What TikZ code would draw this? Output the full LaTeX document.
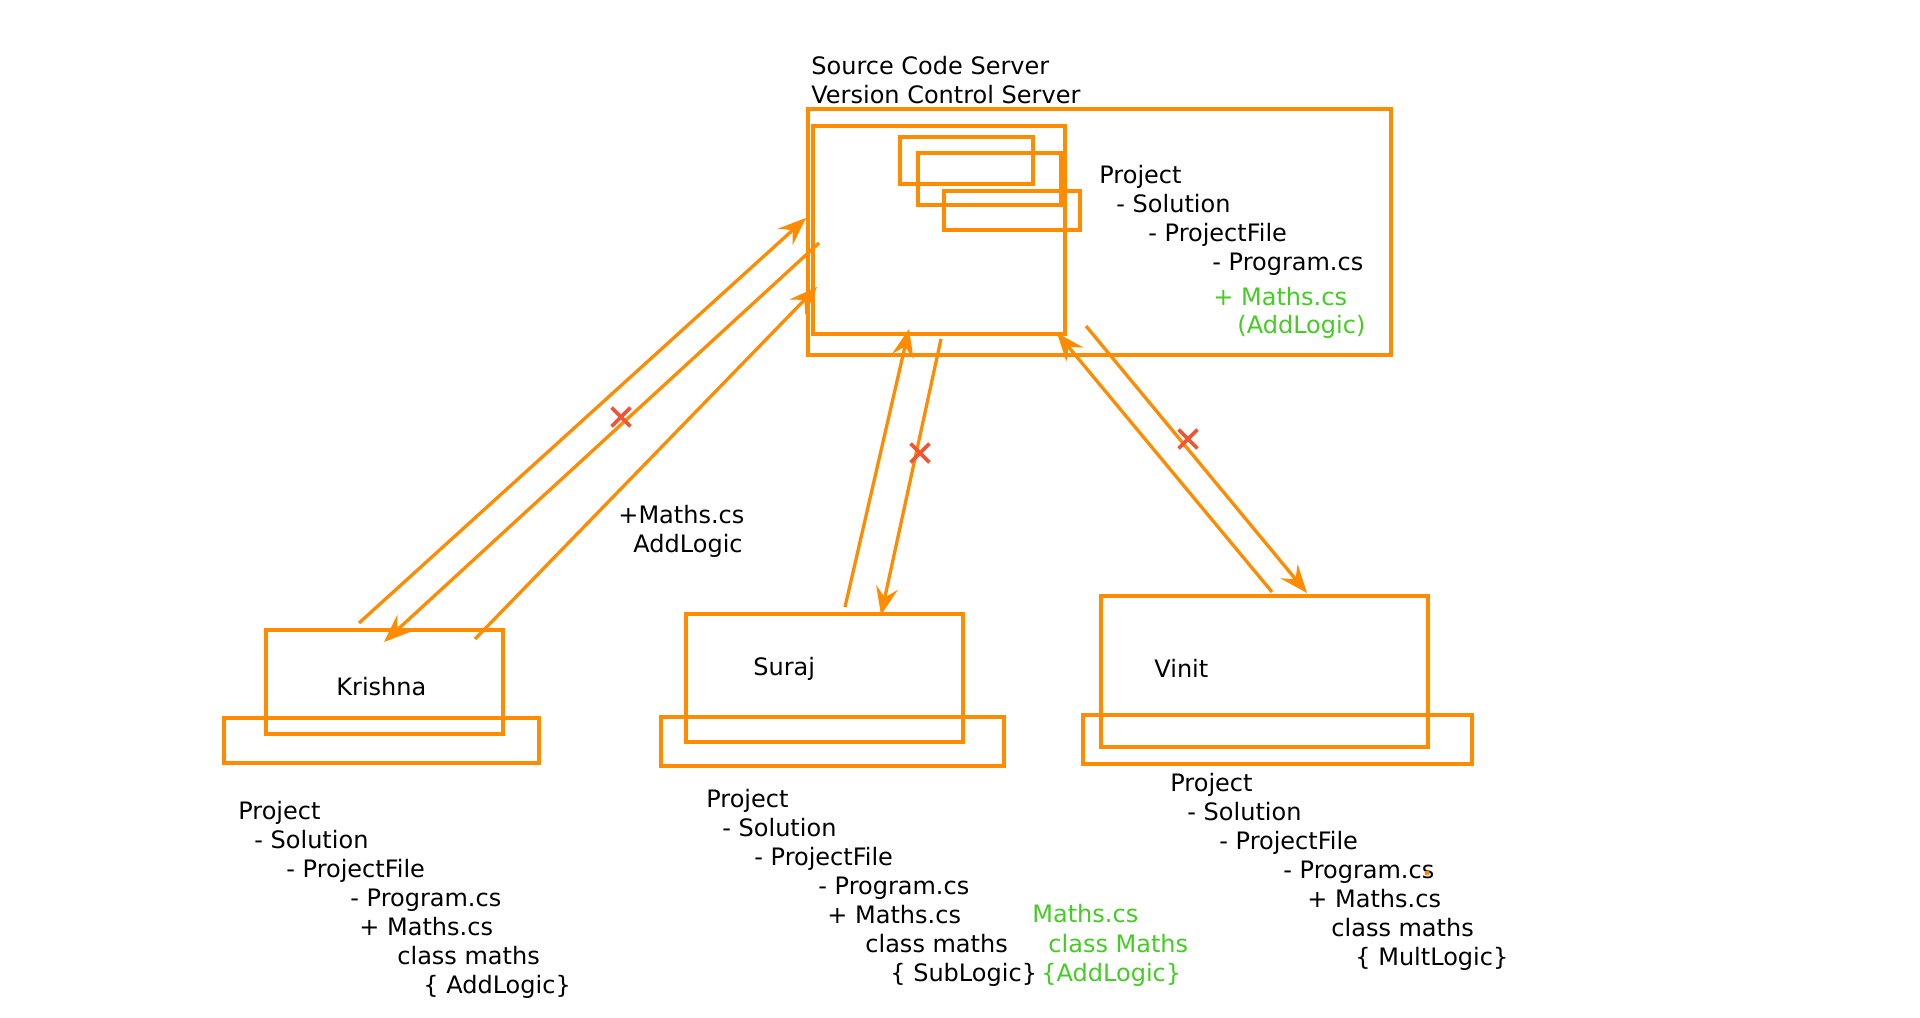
\documentclass[tikz,border=0pt]{standalone}
\usepackage{fontspec}
\setmainfont{DejaVu Sans}
\usetikzlibrary{arrows.meta,fit,shapes.misc}
\definecolor{orng}{RGB}{255,140,0}
\definecolor{grn}{RGB}{68,204,34}
\definecolor{xred}{RGB}{240,85,55}
\begin{document}
\begin{tikzpicture}[x=0.5pt,y=-0.5pt,
  box/.style={draw=orng, line width=1.65pt, rectangle, inner sep=0pt},
  txt/.style={anchor=base west, inner sep=0pt, font=\fontsize{12pt}{14.5pt}\selectfont, text=black},
  gtxt/.style={txt, text=grn},
  arr/.style={draw=orng, line width=1.65pt, -{Stealth[length=14pt,width=11pt,inset=5pt]}},
  xmark/.style={cross out, draw=xred, line width=1.9pt, minimum size=7.5pt, inner sep=0pt},
]
\useasboundingbox (0,0) rectangle (1920,1017);

% ---------- server ----------
\node[box, fit={(808,109) (1391,355)}] (server) {};
\node[box, fit={(813,126) (1065,334)}] (repo) {};
\node[box, fit={(900,137) (1033,184)}] (s1) {};
\node[box, fit={(918,153) (1061,205)}] (s2) {};
\node[box, fit={(944,191) (1080,230)}] (s3) {};
\node[txt] (title1) at (811,74) {Source Code Server};
\node[txt] (title2) at (811,103) {Version Control Server};
\foreach \px/\py/\s [count=\i] in {1099/183/Project, 1116/212/- Solution, 1148/241/- ProjectFile, 1212/270/- Program.cs}
  \node[txt] (sv\i) at (\px,\py) {\s};
\node[gtxt] (svg1) at (1213,305) {+ Maths.cs};
\node[gtxt] (svg2) at (1237,333) {(AddLogic)};

% ---------- clients ----------
\node[box, fit={(224,718) (539,763)}] (kbase) {};
\node[box, fit={(266,630) (503,734)}] (krishna) {};
\node[txt] (kname) at (336,695) {Krishna};

\node[box, fit={(661,717) (1004,766)}] (sbase) {};
\node[box, fit={(686,614) (963,742)}] (suraj) {};
\node[txt] (sname) at (753,675) {Suraj};

\node[box, fit={(1083,715) (1472,764)}] (vbase) {};
\node[box, fit={(1101,596) (1428,747)}] (vinit) {};
\node[txt] (vname) at (1154,677) {Vinit};

% ---------- client trees ----------
\foreach \px/\py/\s [count=\i] in {238/819/Project, 254/848/- Solution, 286/877/- ProjectFile, 350/906/- Program.cs, 359/935/+ Maths.cs, 397/964/class maths, 423/993/\{ AddLogic\}}
  \node[txt] (kt\i) at (\px,\py) {\s};
\foreach \px/\py/\s [count=\i] in {706/807/Project, 722/836/- Solution, 754/865/- ProjectFile, 818/894/- Program.cs, 827/923/+ Maths.cs, 865/952/class maths, 890/981/\{ SubLogic\}}
  \node[txt] (st\i) at (\px,\py) {\s};
\foreach \px/\py/\s [count=\i] in {1032/922/Maths.cs, 1048/952/class Maths, 1041/981/\{AddLogic\}}
  \node[gtxt] (sg\i) at (\px,\py) {\s};
\foreach \px/\py/\s [count=\i] in {1170/791/Project, 1187/820/- Solution, 1219/849/- ProjectFile, 1283/878/- Program.cs, 1307/907/+ Maths.cs, 1331/936/class maths, 1355/965/\{ MultLogic\}}
  \node[txt] (vt\i) at (\px,\py) {\s};
\node[circle, fill=orng, inner sep=0pt, minimum size=2.5pt] (dot) at (1427,873) {};

% ---------- connectors ----------
\coordinate (a1s) at (359,623);  \coordinate (a1e) at (806,218);
\coordinate (a2s) at (819,243);  \coordinate (a2e) at (384,642);
\coordinate (a3s) at (475,639);  \coordinate (a3e) at (817,287);
\coordinate (a4s) at (845,607);  \coordinate (a4e) at (909,329);
\coordinate (a5s) at (941,339);  \coordinate (a5e) at (881,615);
\coordinate (a6s) at (1272,592); \coordinate (a6e) at (1057,333);
\coordinate (a7s) at (1086,326); \coordinate (a7e) at (1307,593);
\foreach \k in {1,...,7} \draw[arr] (a\k s) -- (a\k e);

\node[txt] (lbl1) at (618,523) {+Maths.cs};
\node[txt] (lbl2) at (633,552) {AddLogic};

\node[xmark] (x1) at (621,417) {};
\node[xmark] (x2) at (920,453) {};
\node[xmark] (x3) at (1188,439) {};
\end{tikzpicture}
\end{document}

::::

Give every line above again exactly, with no pictures.

**FINISHED EXERCISE**:
What TikZ code would draw this? Output the full LaTeX document.
\documentclass[tikz,border=0pt]{standalone}
\usepackage{fontspec}
\setmainfont{DejaVu Sans}
\usetikzlibrary{arrows.meta,fit,shapes.misc}
\definecolor{orng}{RGB}{255,140,0}
\definecolor{grn}{RGB}{68,204,34}
\definecolor{xred}{RGB}{240,85,55}
\begin{document}
\begin{tikzpicture}[x=0.5pt,y=-0.5pt,
  box/.style={draw=orng, line width=1.65pt, rectangle, inner sep=0pt},
  txt/.style={anchor=base west, inner sep=0pt, font=\fontsize{12pt}{14.5pt}\selectfont, text=black},
  gtxt/.style={txt, text=grn},
  arr/.style={draw=orng, line width=1.65pt, -{Stealth[length=14pt,width=11pt,inset=5pt]}},
  xmark/.style={cross out, draw=xred, line width=1.9pt, minimum size=7.5pt, inner sep=0pt},
]
\useasboundingbox (0,0) rectangle (1920,1017);

% ---------- server ----------
\node[box, fit={(808,109) (1391,355)}] (server) {};
\node[box, fit={(813,126) (1065,334)}] (repo) {};
\node[box, fit={(900,137) (1033,184)}] (s1) {};
\node[box, fit={(918,153) (1061,205)}] (s2) {};
\node[box, fit={(944,191) (1080,230)}] (s3) {};
\node[txt] (title1) at (811,74) {Source Code Server};
\node[txt] (title2) at (811,103) {Version Control Server};
\foreach \px/\py/\s [count=\i] in {1099/183/Project, 1116/212/- Solution, 1148/241/- ProjectFile, 1212/270/- Program.cs}
  \node[txt] (sv\i) at (\px,\py) {\s};
\node[gtxt] (svg1) at (1213,305) {+ Maths.cs};
\node[gtxt] (svg2) at (1237,333) {(AddLogic)};

% ---------- clients ----------
\node[box, fit={(224,718) (539,763)}] (kbase) {};
\node[box, fit={(266,630) (503,734)}] (krishna) {};
\node[txt] (kname) at (336,695) {Krishna};

\node[box, fit={(661,717) (1004,766)}] (sbase) {};
\node[box, fit={(686,614) (963,742)}] (suraj) {};
\node[txt] (sname) at (753,675) {Suraj};

\node[box, fit={(1083,715) (1472,764)}] (vbase) {};
\node[box, fit={(1101,596) (1428,747)}] (vinit) {};
\node[txt] (vname) at (1154,677) {Vinit};

% ---------- client trees ----------
\foreach \px/\py/\s [count=\i] in {238/819/Project, 254/848/- Solution, 286/877/- ProjectFile, 350/906/- Program.cs, 359/935/+ Maths.cs, 397/964/class maths, 423/993/\{ AddLogic\}}
  \node[txt] (kt\i) at (\px,\py) {\s};
\foreach \px/\py/\s [count=\i] in {706/807/Project, 722/836/- Solution, 754/865/- ProjectFile, 818/894/- Program.cs, 827/923/+ Maths.cs, 865/952/class maths, 890/981/\{ SubLogic\}}
  \node[txt] (st\i) at (\px,\py) {\s};
\foreach \px/\py/\s [count=\i] in {1032/922/Maths.cs, 1048/952/class Maths, 1041/981/\{AddLogic\}}
  \node[gtxt] (sg\i) at (\px,\py) {\s};
\foreach \px/\py/\s [count=\i] in {1170/791/Project, 1187/820/- Solution, 1219/849/- ProjectFile, 1283/878/- Program.cs, 1307/907/+ Maths.cs, 1331/936/class maths, 1355/965/\{ MultLogic\}}
  \node[txt] (vt\i) at (\px,\py) {\s};
\node[circle, fill=orng, inner sep=0pt, minimum size=2.5pt] (dot) at (1427,873) {};

% ---------- connectors ----------
\coordinate (a1s) at (359,623);  \coordinate (a1e) at (806,218);
\coordinate (a2s) at (819,243);  \coordinate (a2e) at (384,642);
\coordinate (a3s) at (475,639);  \coordinate (a3e) at (817,287);
\coordinate (a4s) at (845,607);  \coordinate (a4e) at (909,329);
\coordinate (a5s) at (941,339);  \coordinate (a5e) at (881,615);
\coordinate (a6s) at (1272,592); \coordinate (a6e) at (1057,333);
\coordinate (a7s) at (1086,326); \coordinate (a7e) at (1307,593);
\foreach \k in {1,...,7} \draw[arr] (a\k s) -- (a\k e);

\node[txt] (lbl1) at (618,523) {+Maths.cs};
\node[txt] (lbl2) at (633,552) {AddLogic};

\node[xmark] (x1) at (621,417) {};
\node[xmark] (x2) at (920,453) {};
\node[xmark] (x3) at (1188,439) {};
\end{tikzpicture}
\end{document}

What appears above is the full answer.